Imagine that you’ve finally secured budget to add new functionality and technology to your contact center. You’ve labored through vendor evaluations and inked a deal. You go full speed ahead on implementation to start living in the “promised land” of your newly enriched applications environment. But wait… As you cutover to production, the new stuff doesn’t work quite right, and the old stuff is faltering. Before you know it, you’re up to your eyeballs in trouble!
This scenario is all too common. The perceived “need for speed” puts pressure on internal and external resources to forego rigorous testing. The result? Downtime. Delays. Unplanned expenses. Workarounds that never get fixed and plague future efforts. Frustration for customers and the front line. And ultimately, degraded customer service.
Testing is essential for contact centers of any size when launching projects (big or small) that introduce change to your environment. Project success depends on testing telephony and data infrastructure and applications as well as applications integrated with the contact center, such as customer information systems or CRM. There are two primary testing tracks: functional testing and performance testing.
Functional testing ensures the system delivers the features and functionality defined. It includes:
- Component testing to ensure specific elements or systems are working.
- System Integration Testing or SIT to ensure that all systems and applications work, and work together correctly.
- User Acceptance Testing or UAT to ensure that the application functions according to business needs and requirements.
- Usability Testing to assess the ease with which end users navigate the application.
These tests are highly detailed and should cover as many test cases as possible (e.g., IVR and routing paths, workflows, screens). The most successful testing closely approximates the realities that will occur once the system is in production.
Performance testing prepares the solution for production. It includes:
- General performance testing to assess application response times under “typical” load conditions.
- Load testing (aka Stress testing) to see if the application and infrastructure tolerate high volumes and capacity expectations can be met.

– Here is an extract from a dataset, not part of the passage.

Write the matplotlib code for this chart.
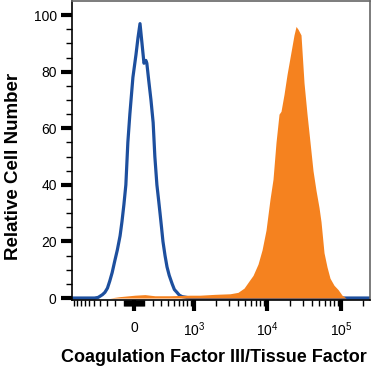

- Fail-over for Business Continuity/Disaster Recovery (BC/DR) to verify continuity in service despite removal of various components (e.g., servers, databases, gateways, network connections) and ensure appropriate notification to IT or vendor support.
As with functional testing, performance testing plans need to identify a full range of elements that should be put through their paces.
Change is tough enough without setting yourself up for unpleasant surprises that disrupt your capacity to serve customers in excellence. A well-conceived testing strategy that covers new projects as well as proactive and problem resolution testing for existing technology will pay dividends over and over again.